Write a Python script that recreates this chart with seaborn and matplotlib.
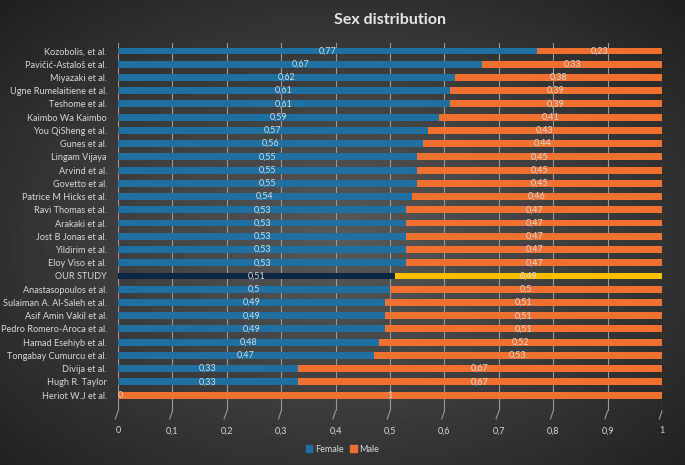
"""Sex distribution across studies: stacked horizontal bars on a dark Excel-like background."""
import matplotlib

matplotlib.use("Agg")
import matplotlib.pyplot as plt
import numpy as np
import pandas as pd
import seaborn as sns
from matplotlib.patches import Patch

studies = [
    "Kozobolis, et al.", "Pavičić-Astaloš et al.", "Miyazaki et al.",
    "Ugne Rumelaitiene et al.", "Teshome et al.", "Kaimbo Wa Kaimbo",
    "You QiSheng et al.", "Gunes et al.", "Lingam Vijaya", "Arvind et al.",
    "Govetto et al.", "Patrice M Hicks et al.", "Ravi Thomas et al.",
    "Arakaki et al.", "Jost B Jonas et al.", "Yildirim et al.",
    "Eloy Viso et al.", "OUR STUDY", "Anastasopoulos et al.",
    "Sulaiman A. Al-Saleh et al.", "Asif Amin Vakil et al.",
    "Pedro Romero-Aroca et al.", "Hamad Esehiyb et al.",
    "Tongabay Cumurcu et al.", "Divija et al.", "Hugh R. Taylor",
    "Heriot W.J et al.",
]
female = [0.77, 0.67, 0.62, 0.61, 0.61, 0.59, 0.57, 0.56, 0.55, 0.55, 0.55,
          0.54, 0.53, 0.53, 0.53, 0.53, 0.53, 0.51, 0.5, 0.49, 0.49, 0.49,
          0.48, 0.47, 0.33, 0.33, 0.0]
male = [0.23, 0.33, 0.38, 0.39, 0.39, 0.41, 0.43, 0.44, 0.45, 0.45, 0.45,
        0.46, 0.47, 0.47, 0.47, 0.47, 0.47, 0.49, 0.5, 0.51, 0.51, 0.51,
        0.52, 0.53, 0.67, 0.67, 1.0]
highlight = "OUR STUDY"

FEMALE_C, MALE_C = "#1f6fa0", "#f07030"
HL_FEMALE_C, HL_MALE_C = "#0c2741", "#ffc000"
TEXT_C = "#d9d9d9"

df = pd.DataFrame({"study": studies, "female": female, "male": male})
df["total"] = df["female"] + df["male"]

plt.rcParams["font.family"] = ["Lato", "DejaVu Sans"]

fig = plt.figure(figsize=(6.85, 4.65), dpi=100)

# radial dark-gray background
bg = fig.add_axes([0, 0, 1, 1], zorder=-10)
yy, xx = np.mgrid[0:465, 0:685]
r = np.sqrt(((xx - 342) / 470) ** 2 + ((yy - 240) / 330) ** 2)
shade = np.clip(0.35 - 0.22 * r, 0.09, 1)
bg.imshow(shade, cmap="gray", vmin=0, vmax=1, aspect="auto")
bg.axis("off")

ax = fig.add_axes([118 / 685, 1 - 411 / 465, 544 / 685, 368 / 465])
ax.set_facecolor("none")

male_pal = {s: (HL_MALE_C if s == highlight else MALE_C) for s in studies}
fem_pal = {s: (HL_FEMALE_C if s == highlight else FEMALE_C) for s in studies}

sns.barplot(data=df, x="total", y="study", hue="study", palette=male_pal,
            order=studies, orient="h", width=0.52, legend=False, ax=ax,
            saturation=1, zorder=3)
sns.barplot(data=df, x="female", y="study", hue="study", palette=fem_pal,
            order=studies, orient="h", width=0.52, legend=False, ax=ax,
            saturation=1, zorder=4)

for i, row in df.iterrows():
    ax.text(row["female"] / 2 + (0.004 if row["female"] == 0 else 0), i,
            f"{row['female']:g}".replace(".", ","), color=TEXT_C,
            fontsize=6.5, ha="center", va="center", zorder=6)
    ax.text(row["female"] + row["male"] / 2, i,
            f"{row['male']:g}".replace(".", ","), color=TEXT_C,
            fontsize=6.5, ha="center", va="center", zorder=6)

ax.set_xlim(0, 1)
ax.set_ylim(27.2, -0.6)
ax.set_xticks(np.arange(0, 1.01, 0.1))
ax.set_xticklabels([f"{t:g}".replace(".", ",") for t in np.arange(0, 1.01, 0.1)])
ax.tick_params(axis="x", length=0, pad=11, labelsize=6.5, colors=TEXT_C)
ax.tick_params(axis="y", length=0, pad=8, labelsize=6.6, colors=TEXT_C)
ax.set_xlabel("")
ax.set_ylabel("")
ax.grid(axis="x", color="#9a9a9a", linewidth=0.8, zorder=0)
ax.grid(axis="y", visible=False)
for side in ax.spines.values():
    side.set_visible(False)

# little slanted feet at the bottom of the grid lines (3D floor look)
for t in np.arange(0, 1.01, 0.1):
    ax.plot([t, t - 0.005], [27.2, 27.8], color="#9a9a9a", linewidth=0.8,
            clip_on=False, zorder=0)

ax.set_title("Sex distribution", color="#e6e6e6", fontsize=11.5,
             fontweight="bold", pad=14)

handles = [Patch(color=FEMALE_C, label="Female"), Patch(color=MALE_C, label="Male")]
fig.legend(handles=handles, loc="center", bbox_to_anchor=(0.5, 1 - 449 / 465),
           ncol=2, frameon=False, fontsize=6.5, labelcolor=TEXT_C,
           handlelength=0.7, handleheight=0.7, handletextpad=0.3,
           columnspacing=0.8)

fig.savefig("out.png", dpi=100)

○ ○ ○

Output all of the data exactly as it stands, minus any images.

Write a Python script that recreates this chart with seaborn and matplotlib.
"""Sex distribution across studies: stacked horizontal bars on a dark Excel-like background."""
import matplotlib

matplotlib.use("Agg")
import matplotlib.pyplot as plt
import numpy as np
import pandas as pd
import seaborn as sns
from matplotlib.patches import Patch

studies = [
    "Kozobolis, et al.", "Pavičić-Astaloš et al.", "Miyazaki et al.",
    "Ugne Rumelaitiene et al.", "Teshome et al.", "Kaimbo Wa Kaimbo",
    "You QiSheng et al.", "Gunes et al.", "Lingam Vijaya", "Arvind et al.",
    "Govetto et al.", "Patrice M Hicks et al.", "Ravi Thomas et al.",
    "Arakaki et al.", "Jost B Jonas et al.", "Yildirim et al.",
    "Eloy Viso et al.", "OUR STUDY", "Anastasopoulos et al.",
    "Sulaiman A. Al-Saleh et al.", "Asif Amin Vakil et al.",
    "Pedro Romero-Aroca et al.", "Hamad Esehiyb et al.",
    "Tongabay Cumurcu et al.", "Divija et al.", "Hugh R. Taylor",
    "Heriot W.J et al.",
]
female = [0.77, 0.67, 0.62, 0.61, 0.61, 0.59, 0.57, 0.56, 0.55, 0.55, 0.55,
          0.54, 0.53, 0.53, 0.53, 0.53, 0.53, 0.51, 0.5, 0.49, 0.49, 0.49,
          0.48, 0.47, 0.33, 0.33, 0.0]
male = [0.23, 0.33, 0.38, 0.39, 0.39, 0.41, 0.43, 0.44, 0.45, 0.45, 0.45,
        0.46, 0.47, 0.47, 0.47, 0.47, 0.47, 0.49, 0.5, 0.51, 0.51, 0.51,
        0.52, 0.53, 0.67, 0.67, 1.0]
highlight = "OUR STUDY"

FEMALE_C, MALE_C = "#1f6fa0", "#f07030"
HL_FEMALE_C, HL_MALE_C = "#0c2741", "#ffc000"
TEXT_C = "#d9d9d9"

df = pd.DataFrame({"study": studies, "female": female, "male": male})
df["total"] = df["female"] + df["male"]

plt.rcParams["font.family"] = ["Lato", "DejaVu Sans"]

fig = plt.figure(figsize=(6.85, 4.65), dpi=100)

# radial dark-gray background
bg = fig.add_axes([0, 0, 1, 1], zorder=-10)
yy, xx = np.mgrid[0:465, 0:685]
r = np.sqrt(((xx - 342) / 470) ** 2 + ((yy - 240) / 330) ** 2)
shade = np.clip(0.35 - 0.22 * r, 0.09, 1)
bg.imshow(shade, cmap="gray", vmin=0, vmax=1, aspect="auto")
bg.axis("off")

ax = fig.add_axes([118 / 685, 1 - 411 / 465, 544 / 685, 368 / 465])
ax.set_facecolor("none")

male_pal = {s: (HL_MALE_C if s == highlight else MALE_C) for s in studies}
fem_pal = {s: (HL_FEMALE_C if s == highlight else FEMALE_C) for s in studies}

sns.barplot(data=df, x="total", y="study", hue="study", palette=male_pal,
            order=studies, orient="h", width=0.52, legend=False, ax=ax,
            saturation=1, zorder=3)
sns.barplot(data=df, x="female", y="study", hue="study", palette=fem_pal,
            order=studies, orient="h", width=0.52, legend=False, ax=ax,
            saturation=1, zorder=4)

for i, row in df.iterrows():
    ax.text(row["female"] / 2 + (0.004 if row["female"] == 0 else 0), i,
            f"{row['female']:g}".replace(".", ","), color=TEXT_C,
            fontsize=6.5, ha="center", va="center", zorder=6)
    ax.text(row["female"] + row["male"] / 2, i,
            f"{row['male']:g}".replace(".", ","), color=TEXT_C,
            fontsize=6.5, ha="center", va="center", zorder=6)

ax.set_xlim(0, 1)
ax.set_ylim(27.2, -0.6)
ax.set_xticks(np.arange(0, 1.01, 0.1))
ax.set_xticklabels([f"{t:g}".replace(".", ",") for t in np.arange(0, 1.01, 0.1)])
ax.tick_params(axis="x", length=0, pad=11, labelsize=6.5, colors=TEXT_C)
ax.tick_params(axis="y", length=0, pad=8, labelsize=6.6, colors=TEXT_C)
ax.set_xlabel("")
ax.set_ylabel("")
ax.grid(axis="x", color="#9a9a9a", linewidth=0.8, zorder=0)
ax.grid(axis="y", visible=False)
for side in ax.spines.values():
    side.set_visible(False)

# little slanted feet at the bottom of the grid lines (3D floor look)
for t in np.arange(0, 1.01, 0.1):
    ax.plot([t, t - 0.005], [27.2, 27.8], color="#9a9a9a", linewidth=0.8,
            clip_on=False, zorder=0)

ax.set_title("Sex distribution", color="#e6e6e6", fontsize=11.5,
             fontweight="bold", pad=14)

handles = [Patch(color=FEMALE_C, label="Female"), Patch(color=MALE_C, label="Male")]
fig.legend(handles=handles, loc="center", bbox_to_anchor=(0.5, 1 - 449 / 465),
           ncol=2, frameon=False, fontsize=6.5, labelcolor=TEXT_C,
           handlelength=0.7, handleheight=0.7, handletextpad=0.3,
           columnspacing=0.8)

fig.savefig("out.png", dpi=100)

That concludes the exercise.